In fact, this is definitely the ground floor of the anthropologist’s house; it takes intimacy to a whole new level. In what was once a very wide vaulted entrance (admittedly in the kind of house both the GBF and I would kill to inhabit, albeit, seeing as we have different partners, separately) leading to the back is - now, hold on, is that right, oh yes it is - a series of garden chairs, the kind that normally fold up against a wall.
The paint is peeling off the edifice and nobody has done any restoration for a long, long time. There are swathes of tapestry on some of the wall, Cyrillic on the menus, and what seem to be African statues dotted around. Although, taking the house’s ownership into consideration, the latter may have come from anywhere else on his research and travels. I’m a food writer not an anthropologist (although I did, before somebody quips something stupid, study anthropology at University) so I might be getting their provenance wrong. Let’s consider this to be culinary/sculptural field work, and I will remain open to suggestions.
The point is that this is an attempt at a Greek restaurant, in a very old and lovely house in Malta’s old capital. Considering all that, the menu was really upsetting. Most of the items were not available, and the Greek items available were basically whittled down to around three. There wasn’t much to choose from. If this were Greece or Cypriot Greece, the populace would be eating in or risking death from hunger.
We went for what is, by these kinds of standards, an expensive bottle of Aglianico. At €25, it was probably their costliest item. Yet they didn’t have a decent glass to drink it out of and we had to make do with the cheap version on the table. ‘Look at the cutlery!’ the GBF said, pointing out to one very clear engraving: ‘IKEA’. Ah, the possibilities that far-flung travels offer know no bounds.
We started with some lemon and coconut dhal. Is dhal Greek? I don’t know. Is the Pope Italian? It tasted really lovely, fresh and spicy and was so hot that the poor GBF got a blister in the roof of his mouth after the first mouthful.
Frankly the poor waitress really had no idea. But she was calm, mature and nice and we did not mind her. The chairs, on the other hand, were back-breaking. At this point, the anthropologist was popping up and down between house and restaurant. It all felt a little odd, like we had invaded his territory. His partner or restaurant manager also made an appearance. She seemed like a very organised and lovely person.
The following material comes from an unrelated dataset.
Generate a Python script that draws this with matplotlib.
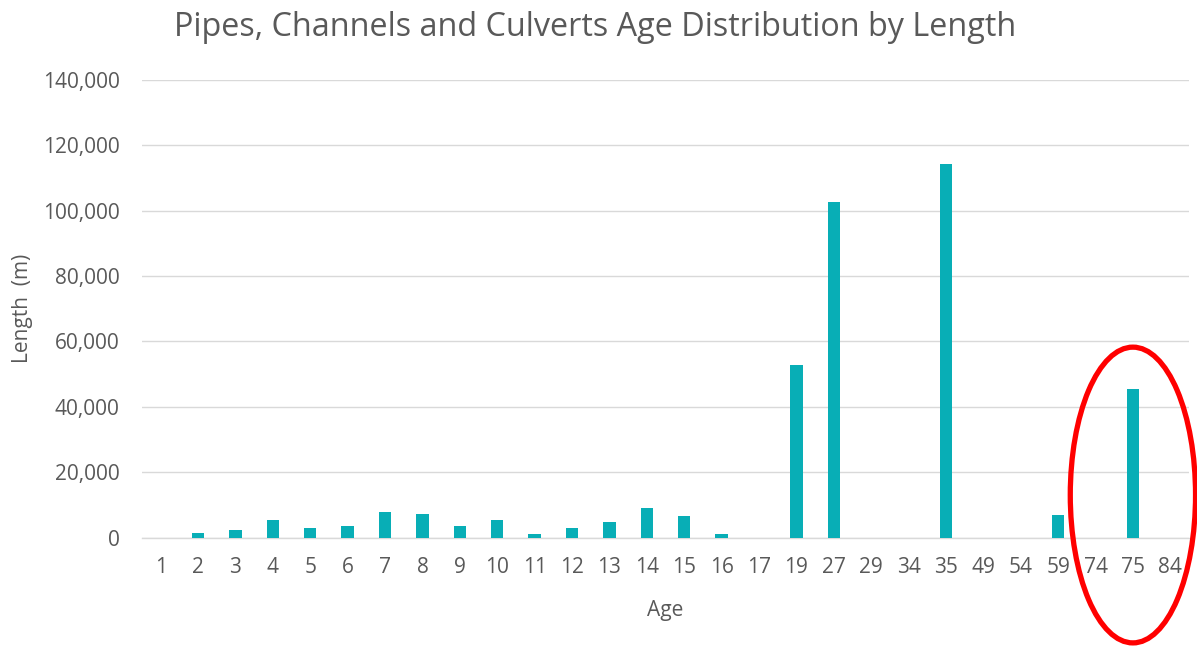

We shared a souvlaki: grilled, skewered kebabs, which here came emblazoned with a good dusting of lovely turmeric and accompanied with tasteless salad and a mound of packet chips. Hold on! What was that? Yes, you read right: a fabulous Greek dish of French fries.
Then there was the slow-roasted lamb which, again, had the adequate amount of spices and herbs added to it. Sadly, it was a huge New Zealand exemplar, full of slicks of fat, and we left most of it there. On the other hand, we did eat all of the French fries.
At this point, the kind professor took an interest in us, his only customers. He stopped for a chat. We asked if some kind of ‘Greek liqueur’ existed and he gave us a five minute, very interesting, lecture about how the Greeks like their sugar in solid, not liquid form. He also said that the closest one would get is a Commandaria from Cyprus (of which I have a full cupboard, following our jaunt last year). Then he launched into a story about his walnut tree and how his neighbours at the house in Cyprus did not take up his offer to make walnut liqueur when his wife/manager dragged him away. It was all very endearing.
‘Isn’t baklava Turkish?’ GBF asked when our desserts arrived. ‘Shhh…it’s a huge bone of contention between the Greeks and the Turks,’ I told him, whispering, as if they could hear us. ‘They have already had wars about lesser things…’ This one was wonderful, the pastry light and crisp, the dates and nuts inside crunchy and mealy, but why oh why did it come with a huge wave of artificial cream pressed out of a can next to it? ‘Oop La,’ GBF exclaimed.
The other Greek sweet was a large walnut encased in pastry, fried, and swimming in coffee syrup. For some reason, it was a bit too much and we didn’t eat it all. It was also very heavy. That’s not to say it was ‘bad’. It wasn’t.
I find the whole idea of Gattopardo extremely jolly but I certainly would not recommend it to anybody for food, even if when it finally does come up with a few dishes, they turn out to be not that bad.
Maybe the anthropologist should start giving regular lectures there; I’m sure people would turn up, excitedly waiting to hear what he has to say. The chances of them being the same fans as those of Joseph Violins are slim, by any means.